Trashy Bags Recycling & Sewing Workshop (Dzorwulu)
Olivia Apenuvor, a Global Mama since 2008

In 2007, Olivia decided to make some changes in her life. She had been working at a roofing tile factory, and while the pay was decent, the working conditions were difficult. When she heard about Trashy Bags, she felt it was the perfect opportunity work as a seamstress, a trade she actually enjoys. She has come to appreciate so many things about working at Trashy Bags, where she has been employed since 2008. On top of the wage she receives, she is also given a stipend towards transportation to and from work. While her daughter, Divine, lives in the city of Kumasi with her uncle, Olivia was able to save enough money to move into her own place with her younger daughter Francesca.

 

 
Risi Kafu Yalaya, a Global Mama since 2007

After 25 years of living in Nigeria, Risi Kafu Yalaya came back to Ghana, her home country, with her two children and a bag of their belongings. She had built a life in Nigeria, but after the death of her husband, she knew things would be easier back in Ghana. Risi started selling cosmetics by the roadside to support her family, but due to competition, business was quite difficult. She had taught herself to sew in Nigeria, so when she heard about a job at Trashy Bags, she was determined to get it. She joined Trashy Bags in 2007 and quickly took on a mentoring role, teaching some of the other employees how to sew so they could be promoted. Her children, Fatima and Rofia, attend Medina Islamic School, and in order to pay the school fees, Risi was able to take out a loan from Trashy Bags. She is paying it back with each paycheck.
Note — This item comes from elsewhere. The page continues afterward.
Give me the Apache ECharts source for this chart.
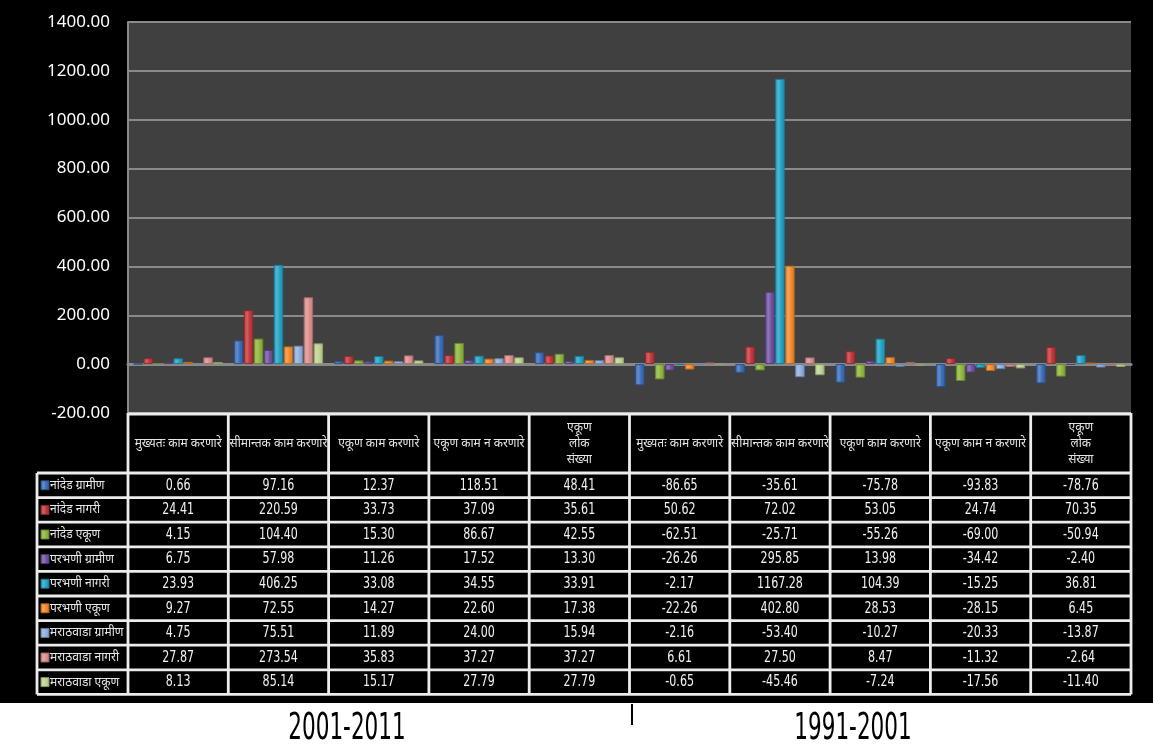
<!DOCTYPE html>
<html><head><meta charset="utf-8">
<script src="https://cdn.jsdelivr.net/npm/echarts@6/dist/echarts.min.js"></script>
<style>html,body{margin:0;padding:0;background:#fff}#c{width:1153px;height:750px}</style>
</head><body><div id="c"></div>
<script>
// ---- data ----
const categories = [
  'मुख्यतः काम करणारे','सीमान्तक काम करणारे','एकूण काम करणारे','एकूण काम न करणारे','एकूण\nलोक\nसंख्या',
  'मुख्यतः काम करणारे','सीमान्तक काम करणारे','एकूण काम करणारे','एकूण काम न करणारे','एकूण\nलोक\nसंख्या'
];
const periods = ['2001-2011', '1991-2001'];
const seriesNames = [
  'नांदेड ग्रामीण','नांदेड नागरी','नांदेड एकूण',
  'परभणी ग्रामीण','परभणी नागरी','परभणी एकूण',
  'मराठवाडा ग्रामीण','मराठवाडा नागरी','मराठवाडा एकूण'
];
const nandedRural   = [0.66, 97.16, 12.37, 118.51, 48.41, -86.65, -35.61, -75.78, -93.83, -78.76];
const nandedUrban   = [24.41, 220.59, 33.73, 37.09, 35.61, 50.62, 72.02, 53.05, 24.74, 70.35];
const nandedTotal   = [4.15, 104.40, 15.30, 86.67, 42.55, -62.51, -25.71, -55.26, -69.00, -50.94];
const parbhaniRural = [6.75, 57.98, 11.26, 17.52, 13.30, -26.26, 295.85, 13.98, -34.42, -2.40];
const parbhaniUrban = [23.93, 406.25, 33.08, 34.55, 33.91, -2.17, 1167.28, 104.39, -15.25, 36.81];
const parbhaniTotal = [9.27, 72.55, 14.27, 22.60, 17.38, -22.26, 402.80, 28.53, -28.15, 6.45];
const marathwadaRural = [4.75, 75.51, 11.89, 24.00, 15.94, -2.16, -53.40, -10.27, -20.33, -13.87];
const marathwadaUrban = [27.87, 273.54, 35.83, 37.27, 37.27, 6.61, 27.50, 8.47, -11.32, -2.64];
const marathwadaTotal = [8.13, 85.14, 15.17, 27.79, 27.79, -0.65, -45.46, -7.24, -17.56, -11.40];
const seriesValues = [nandedRural, nandedUrban, nandedTotal, parbhaniRural, parbhaniUrban, parbhaniTotal, marathwadaRural, marathwadaUrban, marathwadaTotal];
const yMin = -200, yMax = 1400, yStep = 200;

// ---- styling ----
const colors = ['#3a6cb8','#c0363a','#8db53c','#7150a2','#22a2c4','#f2882a','#8eaedc','#da8e8c','#bdd38f'];
function adj(hex, f) {
  const n = parseInt(hex.slice(1), 16);
  let r = (n >> 16) & 255, g = (n >> 8) & 255, b = n & 255;
  const m = v => f < 0 ? Math.round(v * (1 + f)) : Math.round(v + (255 - v) * f);
  return 'rgb(' + m(r) + ',' + m(g) + ',' + m(b) + ')';
}
function grad(c) {
  return new echarts.graphic.LinearGradient(0, 0, 1, 0, [
    {offset: 0, color: c}, {offset: 0.35, color: adj(c, 0.22)},
    {offset: 0.65, color: c}, {offset: 1, color: adj(c, -0.12)}]);
}

const W = 1153, gridLeft = 128, gridRight = 22, gridTop = 22, plotBottomY = 413;
const plotW = W - gridLeft - gridRight;
const colW = plotW / categories.length;
const headerH = 60, rowH = 24.6, legendLeft = 37;
const headerBottom = plotBottomY + headerH;
const tableBottom = headerBottom + rowH * seriesNames.length;
const tableRight = gridLeft + plotW;
const numFont = '"DejaVu Sans Condensed","Liberation Sans Narrow",sans-serif';
const devFont = '"Noto Sans","Noto Sans Devanagari","Lohit Devanagari",sans-serif';

const graphics = [];
graphics.push({type: 'rect', shape: {x: 0, y: 703, width: W, height: 47}, style: {fill: '#fff'}, z: 10});
const lineStyle = {stroke: '#ececec', lineWidth: 2.8};
graphics.push({type: 'line', shape: {x1: gridLeft, y1: plotBottomY + 1, x2: tableRight, y2: plotBottomY + 1}, style: lineStyle, z: 10});
for (let i = 0; i <= seriesNames.length; i++) {
  const y = headerBottom + i * rowH;
  graphics.push({type: 'line', shape: {x1: legendLeft, y1: y, x2: tableRight, y2: y}, style: lineStyle, z: 10});
}
graphics.push({type: 'line', shape: {x1: legendLeft, y1: headerBottom, x2: legendLeft, y2: tableBottom}, style: lineStyle, z: 10});
for (let j = 0; j <= categories.length; j++) {
  const x = gridLeft + j * colW;
  graphics.push({type: 'line', shape: {x1: x, y1: plotBottomY, x2: x, y2: tableBottom}, style: lineStyle, z: 10});
}
categories.forEach((c, j) => {
  graphics.push({type: 'text', x: gridLeft + (j + 0.5) * colW, y: plotBottomY + headerH / 2 + 1, z: 11,
    style: {text: c, fill: '#e6e6e6', font: '12px ' + devFont, align: 'center', verticalAlign: 'middle', lineHeight: 16}});
});
seriesNames.forEach((s, i) => {
  const cy = headerBottom + (i + 0.5) * rowH;
  graphics.push({type: 'rect', shape: {x: legendLeft + 4, y: cy - 4.5, width: 8, height: 9}, style: {fill: grad(colors[i]), stroke: adj(colors[i], -0.3), lineWidth: 1}, z: 11});
  graphics.push({type: 'text', x: legendLeft + 13, y: cy, z: 11,
    style: {text: s, fill: '#e6e6e6', font: '12px ' + devFont, align: 'left', verticalAlign: 'middle'}});
  seriesValues[i].forEach((v, j) => {
    graphics.push({type: 'text', x: gridLeft + (j + 0.5) * colW, y: cy + 0.5, scaleX: 0.82, z: 11,
      style: {text: v.toFixed(2), fill: '#f2f2f2', font: '15px ' + numFont, align: 'center', verticalAlign: 'middle'}});
  });
});
graphics.push({type: 'line', shape: {x1: 632, y1: 704, x2: 632, y2: 725}, style: {stroke: '#000', lineWidth: 2}, z: 12});
const periodX = [347, 853];
periods.forEach((p, k) => {
  graphics.push({type: 'text', x: periodX[k], y: 729, scaleX: 0.63, z: 12,
    style: {text: p, fill: '#000', font: '38px ' + numFont, align: 'center', verticalAlign: 'middle'}});
});

const chart = echarts.init(document.getElementById('c'), null, {renderer: 'canvas'});
chart.setOption({
  backgroundColor: '#000',
  animation: false,
  grid: {left: gridLeft, right: gridRight, top: gridTop, bottom: 750 - plotBottomY, show: true, backgroundColor: '#404040', borderWidth: 0},
  xAxis: {type: 'category', data: categories, axisTick: {show: false}, axisLabel: {show: false},
    axisLine: {onZero: true, lineStyle: {color: '#8a8a8a', width: 3}}},
  yAxis: {type: 'value', min: yMin, max: yMax, interval: yStep,
    axisLine: {show: true, lineStyle: {color: '#8a8a8a', width: 2}},
    splitLine: {lineStyle: {color: '#8a8a8a', width: 2}},
    axisLabel: {color: '#fff', fontSize: 17, fontFamily: '"Noto Sans",sans-serif', margin: 18, formatter: v => v.toFixed(2)}},
  series: seriesNames.map((n, i) => ({
    name: n, type: 'bar', data: seriesValues[i], barWidth: 9.5, barGap: '5%',
    itemStyle: {color: grad(colors[i]), borderColor: adj(colors[i], -0.25), borderWidth: 1}
  })),
  graphic: graphics
});
</script></body></html>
Risi loves the work she does at Trashy Bags and prays every day for its continued success.

 



Global Mamas partners with Trashy Bags to produce accessories made from the recycled plastic of packaged drinking water (think plastic sachet vs. plastic bottle). Water sachets are the most popular item to buy on the streets of Ghana, and because of this, they also account for the majority of litter on the ground. Trashy Bags not only cleans up Ghana as they collect the littered drinking water sachets, but also works to inform the public about the environmental issues of litter and these non-biodegradable drink sachets.